Para santri ini mengikuti pendidikan dan pelatihan (diklat) selama setahun dan memasuki tahap akhir di bulan Ramadhan. Pada Senin (21/5) para santri mengikuti ujian akhir yang digelar pengelola pesantren.
"Ada 135 santri diklat yang mengikuti ujian dari 24 provinsi di Indonesia," ungkap Kepala Bidang Diklat Pesantren Kaligrafi Alquran Lemka Hilmi Munawwar kepada Republika.co.id, Senin (21/5). Para santri diantaranya berasal dari Riau, Kalimantan Timur, Nusa Tenggara Barat (NTB). Sulawesi Tenggara, Sumatera Selatan, Jawa Barat, dan Papua Barat.
Sejumlah santri di Pesantren Kaligrafi Alquran Lemka Sukabumi tengah mengikuti ujian akhir kaligrafi Senin (21/5).
Bahkan ada dua orang santri yang berasal dari negara Malaysia. Mereka sudah setahun muqim atau tinggal di pesantren untuk belajar kaligrafi.
Dari 135 santri tersebut sekitar 45 persen diantaranya mendapatkan beasiswa dari daerah asalnya untuk belajar kaligrafi di Pesantren Kaligrai Lemka di Sukabumi. Sementara sisanya membiayai sendiri pendidikan di pesantren.
Tingginya animo santri dari berbagai daerah dan luar negeri belajar kaligrafi di Sukabumi karena sejumlah alasan. Teutama Pesantren Lemka sejak dulu dikenal mencetak santri berpretasi dalam ajang lomba kaligrafi di Musabaqoh Tilawatil Quran (MTQ) tingkat nasional maupun provinsi.
Terakhir dalam ajang MTQ Jawa Barat di Sukabumi, alumni dari Lemka yang berhasil merebut juara dan mewakili di nasional nanti, terang Hilmi. Prestasi lainnya juga sampai tingkat dunia. Di mana pada awal 2018 ini alumni sekaligus guru di Pesatren Kaligrafi Alquran Lemka meraih prestasi tertinggi di ajang lomba kaligrafi di Turki.
Sejumlah santri di Pesantren Kaligrafi Alquran Lemka Sukabumi tengah mengikuti ujian akhir kaligrafi Senin (21/5).

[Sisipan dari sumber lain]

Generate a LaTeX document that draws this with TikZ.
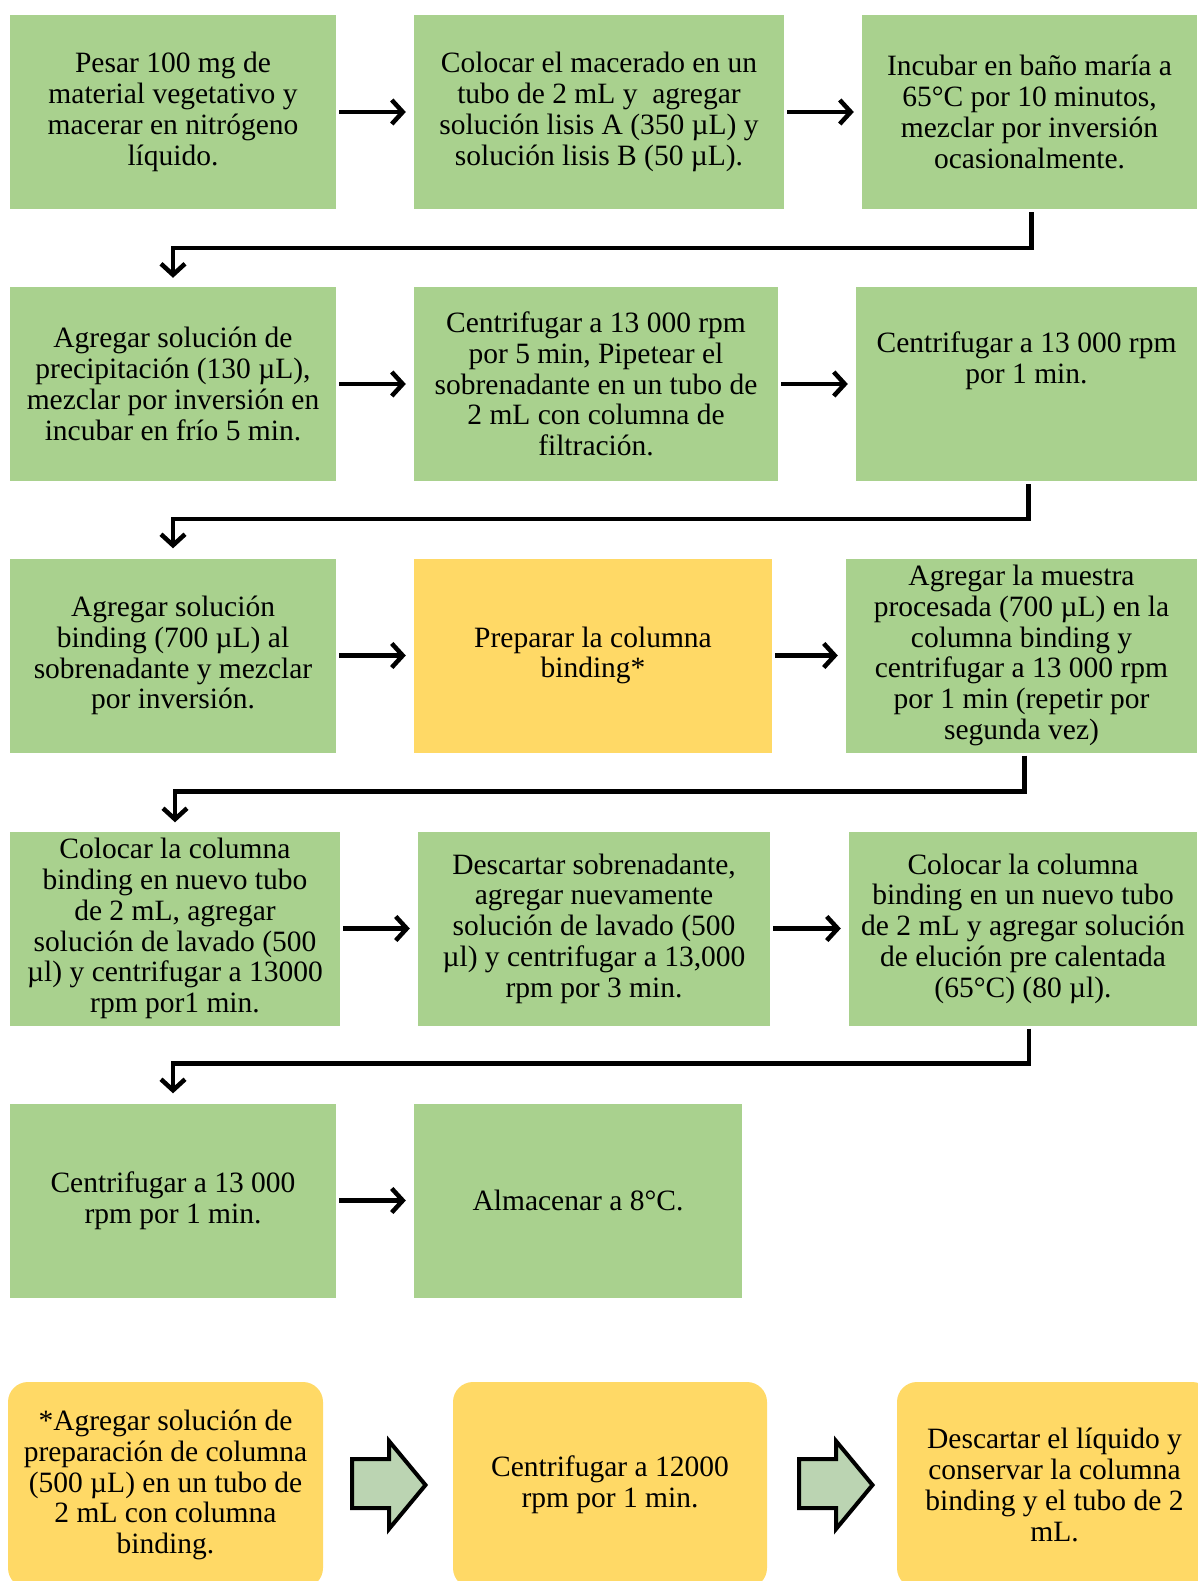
\documentclass[tikz,border=0pt]{standalone}
\usepackage{fontspec}
\setmainfont{Liberation Serif}
\usetikzlibrary{arrows.meta, calc}
\definecolor{stepgreen}{RGB}{169,209,142}
\definecolor{stepyellow}{RGB}{255,217,102}
\definecolor{arrowgreen}{RGB}{187,212,178}
\newcommand{\stepfont}{\fontsize{29.5}{30.8}\selectfont}

\begin{document}
\begin{tikzpicture}[x=1pt, y=-1pt,
    stepbox/.style={fill=stepgreen, inner sep=0pt, align=center, font=\stepfont, minimum height=194pt},
    prepbox/.style={fill=stepyellow, rounded corners=20pt, inner sep=0pt, align=center, font=\stepfont, minimum height=206pt},
    link/.style={draw=black, line width=4.5pt, -{Straight Barb[length=11pt, width=24pt]}},
    bigarrow/.style={draw=black, line width=4pt, fill=arrowgreen, line join=miter}]
    \useasboundingbox (0,0) rectangle (1197,1581);

    % Row 1
    \node[stepbox, minimum width=326pt] (c1) at (173,112) {Pesar 100 mg de\\material vegetativo y\\macerar en nitrógeno\\líquido.};
    \node[stepbox, minimum width=370pt] (c2) at (599,112) {Colocar el macerado en un\\tubo de 2 mL y\ \ agregar\\solución lisis A (350 µL) y\\solución lisis B (50 µL).};
    \node[stepbox, minimum width=335pt] (c3) at (1029.5,112) {Incubar en baño maría a\\65°C por 10 minutos,\\mezclar por inversión\\ocasionalmente.};

    % Row 2
    \node[stepbox, minimum width=326pt] (c4) at (173,384) {Agregar solución de\\precipitación (130 µL),\\mezclar por inversión en\\incubar en frío 5 min.};
    \node[stepbox, minimum width=364pt] (c5) at (596,384) {Centrifugar a 13 000 rpm\\por 5 min, Pipetear el\\sobrenadante en un tubo de\\2 mL con columna de\\filtración.};
    \node[stepbox, minimum width=341pt] (c6) at (1026.5,384) {};
    \node[font=\stepfont, align=center] (c6text) at (1026.5,361) {Centrifugar a 13 000 rpm\\por 1 min.};

    % Row 3
    \node[stepbox, minimum width=326pt] (c7) at (173,655.5) {Agregar solución\\binding (700 µL) al\\sobrenadante y mezclar\\por inversión.};
    \node[stepbox, fill=stepyellow, minimum width=358pt] (c8) at (593,655.5) {Preparar la columna\\binding*};
    \node[stepbox, minimum width=351pt] (c9) at (1021.5,655.5) {Agregar la muestra\\procesada (700 µL) en la\\columna binding y\\centrifugar a 13 000 rpm\\por 1 min (repetir por\\segunda vez)};

    % Row 4
    \node[stepbox, minimum width=330pt] (c10) at (175,928.5) {Colocar la columna\\binding en nuevo tubo\\de 2 mL, agregar\\solución de lavado (500\\µl) y centrifugar a 13000\\rpm por1 min.};
    \node[stepbox, minimum width=352pt] (c11) at (594,928.5) {Descartar sobrenadante,\\agregar nuevamente\\solución de lavado (500\\µl) y centrifugar a 13,000\\rpm por 3 min.};
    \node[stepbox, minimum width=348pt] (c12) at (1023,928.5) {Colocar la columna\\binding en un nuevo tubo\\de 2 mL y agregar solución\\de elución pre calentada\\(65°C) (80 µl).};

    % Row 5
    \node[stepbox, minimum width=326pt] (c13) at (173,1200.5) {Centrifugar a 13 000\\rpm por 1 min.};
    \node[stepbox, minimum width=328pt] (c14) at (578,1200.5) {Almacenar a 8°C.};

    % Column preparation
    \node[prepbox, minimum width=315pt] (p1) at (165.5,1485) {*Agregar solución de\\preparación de columna\\(500 µL) en un tubo de\\2 mL con columna\\binding.};
    \node[prepbox, minimum width=314pt] (p2) at (610,1485) {Centrifugar a 12000\\rpm por 1 min.};
    \node[prepbox, minimum width=315pt] (p3) at (1054.5,1485) {Descartar el líquido y\\conservar la columna\\binding y el tubo de 2\\mL.};

    % Arrows within rows
    \draw[link] ([xshift=3pt]c1.east) -- ([xshift=-8pt]c2.west);
    \draw[link] ([xshift=3pt]c2.east) -- ([xshift=-8pt]c3.west);
    \draw[link] ([xshift=3pt]c4.east) -- ([xshift=-8pt]c5.west);
    \draw[link] ([xshift=3pt]c5.east) -- ([xshift=-8pt]c6.west);
    \draw[link] ([xshift=3pt]c7.east) -- ([xshift=-8pt]c8.west);
    \draw[link] ([xshift=3pt]c8.east) -- ([xshift=-8pt]c9.west);
    \draw[link] ([xshift=3pt]c10.east) -- ([xshift=-8pt]c11.west);
    \draw[link] ([xshift=3pt]c11.east) -- ([xshift=-8pt]c12.west);
    \draw[link] ([xshift=3pt]c13.east) -- ([xshift=-8pt]c14.west);

    % Arrows between rows
    \draw[link] ([xshift=2pt, yshift=-3pt]c3.south) -- ++(0,36) -| ([yshift=9pt]c4.north);
    \draw[link] ([xshift=2pt, yshift=-3pt]c6.south) -- ++(0,35) -| ([yshift=10pt]c7.north);
    \draw[link] ([xshift=3pt, yshift=-3pt]c9.south) -- ++(0,36) -| ([yshift=9pt]c10.north);
    \draw[link] ([xshift=6pt, yshift=-3pt]c12.south) -- ++(0,35) -| ([yshift=10pt]c13.north);

    % Block arrows
    \foreach \ax in {352,799} {
        \draw[bigarrow] (\ax,1459) -- ++(37,0) -- ++(0,-18) -- ++(36.5,44) -- ++(-36.5,44) -- ++(0,-21) -- ++(-37,0) -- cycle;
    }
\end{tikzpicture}
\end{document}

Menurut Hilmi, prestasi yang diraih alumni ini karena sebelumnya telah mendapatkan pendidikan dan pengajaran di pesantren. Hal ini sejalan dengan tujuan belajar kaligrafi yakni pembelajaran, pendidikan atau pengajaran, fungsional untuk tujuan umum, berkesenian, dan tujuan komersil.

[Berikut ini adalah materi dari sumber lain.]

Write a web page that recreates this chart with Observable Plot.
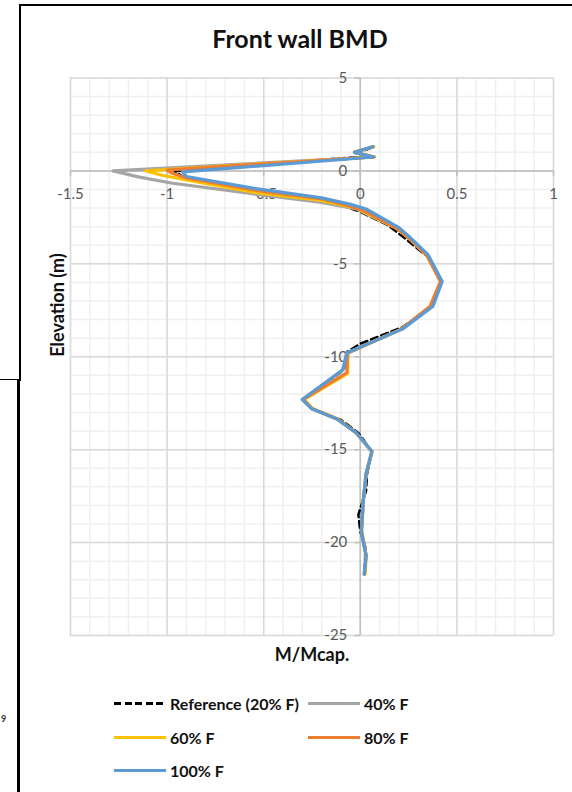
<!DOCTYPE html>
<html>
<head>
<meta charset="utf-8">
<script src="https://cdn.jsdelivr.net/npm/d3@7"></script>
<script src="https://cdn.jsdelivr.net/npm/@observablehq/plot@0.6"></script>
<style>
  html, body { margin: 0; padding: 0; background: #fff; }
  #page { position: relative; width: 572px; height: 792px; overflow: hidden; font-family: Lato, "Open Sans", sans-serif; }
  .frame { position: absolute; background: #000; }
  #title { position: absolute; left: 0; top: 22px; width: 600px; text-align: center; font-size: 25px; font-weight: bold; line-height: 32px; color: #111; }
  #chart { position: absolute; left: 0; top: 60px; }
  #legend { position: absolute; left: 0; top: 690px; width: 572px; font-size: 16px; font-weight: bold; color: #111; }
  .item { position: absolute; height: 22px; display: flex; align-items: center; }
  .sw { width: 52px; height: 3px; margin-right: 4px; }
  #stray { position: absolute; left: 1px; top: 713px; font-size: 9px; font-weight: bold; color: #333; }
</style>
</head>
<body>
<div id="page">
  <div class="frame" style="left:19px; top:4px; width:553px; height:2px;"></div>
  <div class="frame" style="left:19px; top:4px; width:2px; height:377px;"></div>
  <div class="frame" style="left:0px; top:379px; width:20px; height:1px;"></div>
  <div class="frame" style="left:17px; top:379px; width:3px; height:413px;"></div>
  <div id="stray">9</div>
  <div id="title">Front wall BMD</div>
  <div id="chart"></div>
  <div id="legend"></div>
</div>
<script>
// ---- data ----
const xTicks = [-1.5, -1, -0.5, 0, 0.5, 1];
const yTicks = [5, 0, -5, -10, -15, -20, -25];

const seriesNames = ["Reference (20% F)", "40% F", "60% F", "80% F", "100% F"];
const seriesColors = ["#000000", "#A5A5A5", "#FFC000", "#ED7D31", "#5B9BD5"];

// Reference (20% F)
const elevRef = [1.25, 0.95, 0.8, -0.02, -0.3, -0.98, -1.45, -1.9, -2.2, -2.9, -3.7, -4.3, -4.65, -5.95, -7.3, -8.4, -9.3, -9.75, -10.7, -12.3, -12.8, -13.4, -14.1, -15.1, -16.3, -17.2, -18.5, -19.4, -20.2, -20.8, -21.7];
const mRef    = [0.06, -0.02, 0.05, -0.96, -0.92, -0.55, -0.24, -0.08, 0.0, 0.14, 0.24, 0.31, 0.355, 0.418, 0.37, 0.22, 0.0, -0.07, -0.085, -0.3, -0.25, -0.1, -0.01, 0.06, 0.035, 0.03, -0.01, 0.0, 0.025, 0.025, 0.02];

// 40% F
const elev40 = [1.3, 1.0, 0.75, 0.0, -0.32, -0.65, -1.3, -1.68, -2.05, -2.25, -3.1, -3.65, -4.55, -5.95, -7.3, -8.5, -9.8, -10.7, -12.3, -12.8, -13.35, -14.1, -15.1, -16.3, -17.8, -19.4, -20.7, -21.7];
const m40    = [0.065, -0.03, 0.07, -1.28, -1.15, -0.98, -0.5, -0.21, -0.02, 0.02, 0.19, 0.255, 0.345, 0.418, 0.365, 0.215, -0.07, -0.09, -0.3, -0.25, -0.12, -0.02, 0.06, 0.03, 0.015, 0.005, 0.03, 0.02];

// 60% F
const elev60 = [1.3, 1.0, 0.75, 0.0, -0.22, -0.49, -1.2, -1.57, -2.0, -2.2, -3.1, -3.65, -4.55, -5.95, -7.3, -8.5, -9.8, -10.9, -12.3, -12.8, -13.35, -14.1, -15.1, -16.3, -17.8, -19.4, -20.7, -21.7];
const m60    = [0.07, -0.03, 0.075, -1.11, -1.03, -0.9, -0.52, -0.21, -0.02, 0.02, 0.19, 0.255, 0.345, 0.418, 0.365, 0.215, -0.065, -0.065, -0.29, -0.245, -0.115, -0.02, 0.06, 0.03, 0.015, 0.008, 0.03, 0.025];

// 80% F
const elev80 = [1.3, 1.0, 0.75, 0.05, -0.1, -0.38, -1.08, -1.5, -1.85, -2.15, -3.1, -3.65, -4.55, -5.95, -7.3, -8.5, -9.8, -10.85, -12.3, -12.8, -13.35, -14.1, -15.1, -16.3, -17.8, -19.4, -20.7, -21.7];
const m80    = [0.065, -0.03, 0.07, -1.0, -0.98, -0.9, -0.52, -0.2, -0.07, 0.02, 0.19, 0.255, 0.345, 0.415, 0.36, 0.215, -0.065, -0.07, -0.295, -0.25, -0.12, -0.02, 0.06, 0.03, 0.015, 0.006, 0.03, 0.022];

// 100% F
const elev100 = [1.3, 1.0, 0.75, -0.05, -0.3, -0.97, -1.45, -1.8, -2.05, -3.05, -3.6, -4.5, -5.95, -7.3, -8.5, -9.8, -10.7, -12.3, -12.8, -13.35, -14.1, -15.1, -16.3, -17.8, -19.4, -20.7, -21.7];
const m100    = [0.065, -0.03, 0.07, -0.92, -0.9, -0.53, -0.2, -0.05, 0.03, 0.2, 0.26, 0.35, 0.424, 0.375, 0.22, -0.07, -0.09, -0.3, -0.25, -0.12, -0.02, 0.06, 0.03, 0.015, 0.005, 0.03, 0.02];

// ---- build table ----
const elevs = [elevRef, elev40, elev60, elev80, elev100];
const ms = [mRef, m40, m60, m80, m100];
const rows = [];
seriesNames.forEach((name, i) => {
  elevs[i].forEach((e, j) => rows.push({series: name, elev: e, m: ms[i][j]}));
});

const xMinor = d3.ticks(-1.5, 1, 25);
const yMinor = d3.ticks(-25, 5, 30);

const gray = "#595959";
const chart = Plot.plot({
  width: 572,
  height: 630,
  marginTop: 17.5,
  marginLeft: 70,
  marginRight: 19,
  marginBottom: 55,
  x: {domain: [-1.5, 1], axis: null},
  y: {domain: [-25, 5], axis: null},
  style: {fontFamily: "Lato, 'Open Sans', sans-serif", background: "transparent", overflow: "visible"},
  marks: [
    Plot.ruleX(xMinor, {stroke: "#efefef", strokeWidth: 1.5}),
    Plot.ruleY(yMinor, {stroke: "#efefef", strokeWidth: 1.5}),
    Plot.ruleX(xTicks, {stroke: "#d9d9d9", strokeWidth: 1.5}),
    Plot.ruleY(yTicks, {stroke: "#d9d9d9", strokeWidth: 1.5}),
    Plot.ruleX([0], {stroke: "#bfbfbf", strokeWidth: 1.5}),
    Plot.ruleY([0], {stroke: "#bfbfbf", strokeWidth: 1.5}),
    Plot.ruleY(yTicks, {x1: -0.028, x2: 0, stroke: "#bfbfbf", strokeWidth: 1.5}),
    Plot.ruleX(xTicks, {y1: 0, y2: -0.3, stroke: "#bfbfbf", strokeWidth: 1.5}),
    Plot.text(yTicks, {x: 0, y: d => d, text: d => String(d), textAnchor: "end", dx: -13, fill: gray, fontSize: 15}),
    Plot.text(xTicks, {x: d => d, y: 0, dy: 23, text: d => String(d), fill: gray, fontSize: 15}),
    Plot.line(rows.filter(d => d.series === seriesNames[0]), {x: "m", y: "elev", stroke: seriesColors[0], strokeWidth: 2.5, strokeDasharray: "7,4", sort: null}),
    ...seriesNames.slice(1).map((name, k) =>
      Plot.line(rows.filter(d => d.series === name), {x: "m", y: "elev", stroke: seriesColors[k + 1], strokeWidth: 3.2, strokeLinejoin: "round", strokeLinecap: "round"})
    ),
    Plot.text(["M/Mcap."], {frameAnchor: "bottom", dy: 20, lineAnchor: "middle", fontWeight: "bold", fontSize: 18, fill: "#111"}),
    Plot.text(["Elevation (m)"], {frameAnchor: "left", dx: -12, rotate: -90, lineAnchor: "middle", fontWeight: "bold", fontSize: 18, fill: "#111"})
  ]
});
document.getElementById("chart").appendChild(chart);

// ---- legend ----
const legendPos = [
  {left: 114, top: 2}, {left: 308, top: 2},
  {left: 114, top: 36}, {left: 308, top: 36},
  {left: 114, top: 69}
];
const legend = document.getElementById("legend");
seriesNames.forEach((name, i) => {
  const item = document.createElement("div");
  item.className = "item";
  item.style.left = legendPos[i].left + "px";
  item.style.top = legendPos[i].top + "px";
  const sw = document.createElement("div");
  sw.className = "sw";
  sw.style.background = i === 0
    ? "repeating-linear-gradient(90deg, #000 0 7px, transparent 7px 10.5px)"
    : seriesColors[i];
  item.appendChild(sw);
  const t = document.createElement("span");
  t.textContent = name;
  item.appendChild(t);
  legend.appendChild(item);
});
</script>
</body>
</html>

Selama di pesantren ungkap Hilmi, para santri diberikan materi pembinaan kaligrafi seperti tujuh macam khat atau tulisan yakni Naskah, Tsuluts, Farisi, Diwani, Kufi, Riqah dan Diwani Jali. Dari tujuh khat ini kata ini ada empat materi pengembangan untuk MTQ yakni cabang hiasan mushaf yang sering digunakan untuk cover Alquran.

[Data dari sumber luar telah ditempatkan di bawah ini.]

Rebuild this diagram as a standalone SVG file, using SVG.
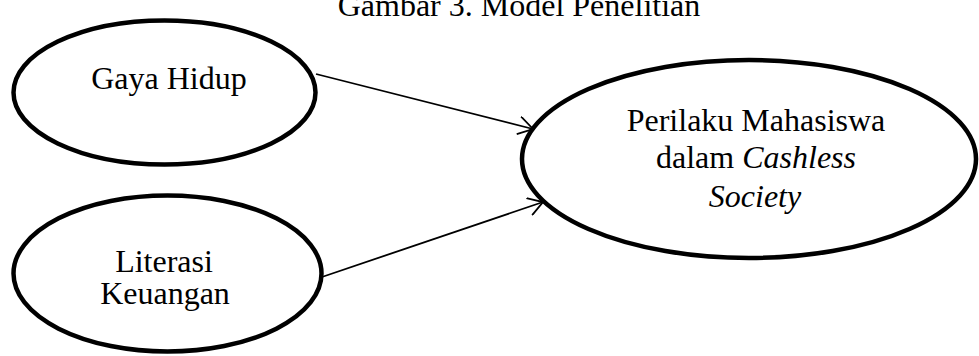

Cabang kedua yakni dekorasi yang memadukan sejumlah ornamen dan media melukisnya kuas. Ketiga, cabang naskah murni hitam putih murni tanpa ada ornamen dan pewarnaan. Terakhir, cabang kaligrafi kontemporer yang merupakan jenis kaligrafi dengan media kanvas.
Selain itu kata Hilmi, para santri juga dikenalkan dengan kaligrafi digital. Cabang ini merupakan pengembangan dari perkembangan teknologi informasi.
Hilmi mengungkapkan, di lihat dari sejarah sebelum berdiri pesantren Lemka di Sukabumi terlebih dahulu ada lembaga kaligrafi Alquran (Lemka) di Institut Agama Islam Negeri (IAIN) atau sekarang UIN di Jakarta Ciputat pada tahun 1985. Pada saat itu dimulai dengan kursus kaligrafi dan pembinaan yang minat kaligrafi.
Sejumlah santri di Pesantren Kaligrafi Alquran Lemka Sukabumi tengah mengikuti ujian akhir kaligrafi Senin (21/5).
Dalam perjalanannya karena ingin mengembangkan kaligrafi secara lebih luas sehingga didirikan pesantren kaligrafi Alquran pada 1998 di Sukabumi. Hingga kini jumlah alumni pesantren Lemka kurang lebih sekitar 5.000 orang yang tersebar di berbagai daerah maupun luar negeri.
Salah seorang santri dari Papua Barat Muhamad Zamhan Alfauzi (17 tahun) mengatakan sengaja datang ke Sukabumi untuk belajar kaligrafi di Pesantren Lemka. Keberadaan pesantren Lemka sangat membantu untuk belajar kaligrafi, ujar dia.
Zamhan mengatakan, ia memang sudah tertarik untuk belajar kaligrafi sebagai media dakwah nantinya di Papua Barat. Rencananya selepas diklat Zamhan akan sekolah di Sukabumi untuk terus memperdalam kaligrafi selama tiga tahun.
Menuruy Zamhan, ia ingin mewakili provinsi Papua Barat dalam lomba kaligrafi di ajang MTQ nasional. Selama ini perwakilan dari Papua ada yang berasal dari luar daerah dan ia berharap kini merupakan asli warga Papua.